Tenisci’s father, Fioravante (Fred) Tenisci was arrested and interned for three years at Petawawa before he returned to Trail, married and raised 10 children.

Another local person, Christine DeMarco, spoke with visiting community groups about the profound impact her grandfather’s internment had on the family, including the loss of cultural heritage.

DeMarco joined a group of Nelson retirees last Friday and shared her grandfather’s story.

“We did not grow up speaking Italian,” said DeMarco. “English was our first language spoken in the home, Italian accents faded and many in our community changed their names to sound more French or more English,” she explained. “This language suicide resulted in grandchildren who could no longer communicate with their grandparents.”

The audio visual exhibit, which includes a photo of DeMarco’s grandmother, is showing on the Red Floor in the Trail Memorial Centre until March 31.

“Every time I come to see the exhibit I learn something new,” said McDonnell. “There are always new insights and little stories that are shared.”

On June 10, 1940, RCMP and local authorities launched raids on certain homes labelled “fascist” the Canadian government claimed were threats to national security.

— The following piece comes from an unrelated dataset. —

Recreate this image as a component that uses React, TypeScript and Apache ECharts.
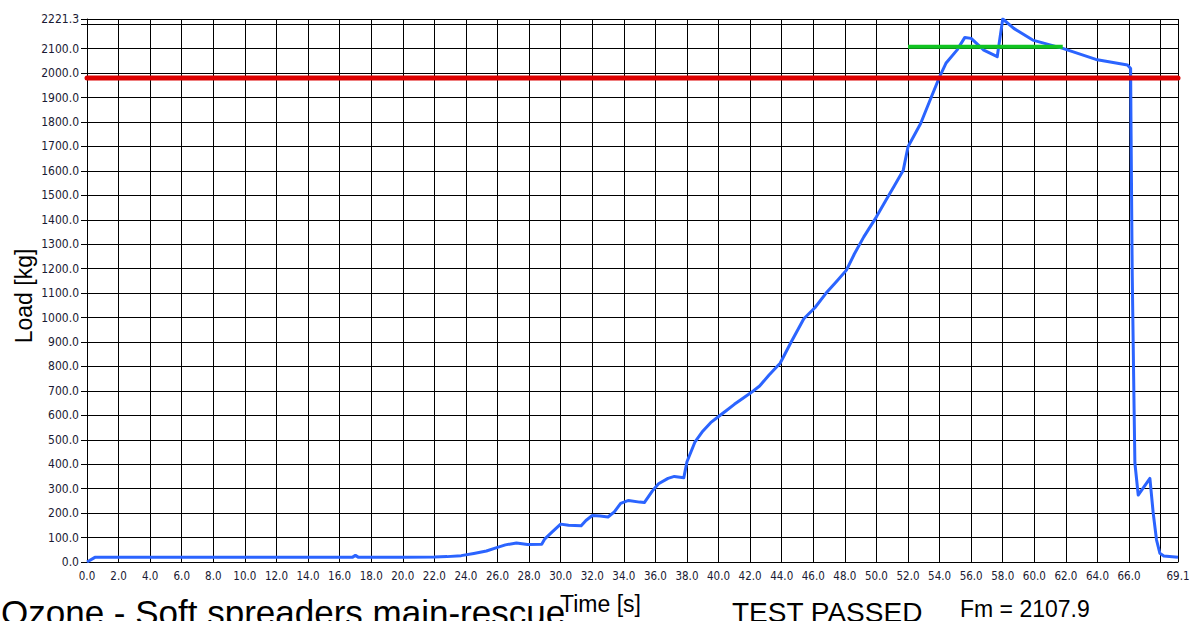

Hundreds of Italian Canadians, including seven men from Trail, were arrested and held in prison or remote camps during the Second World War but no interned Italian was ever charged or convicted of a war-related crime.

For decades, little was known about this dark period of Canadian history. The primary reason being the interned men and their families chose to erase this episode of their lives and not speak about it privately or publicly.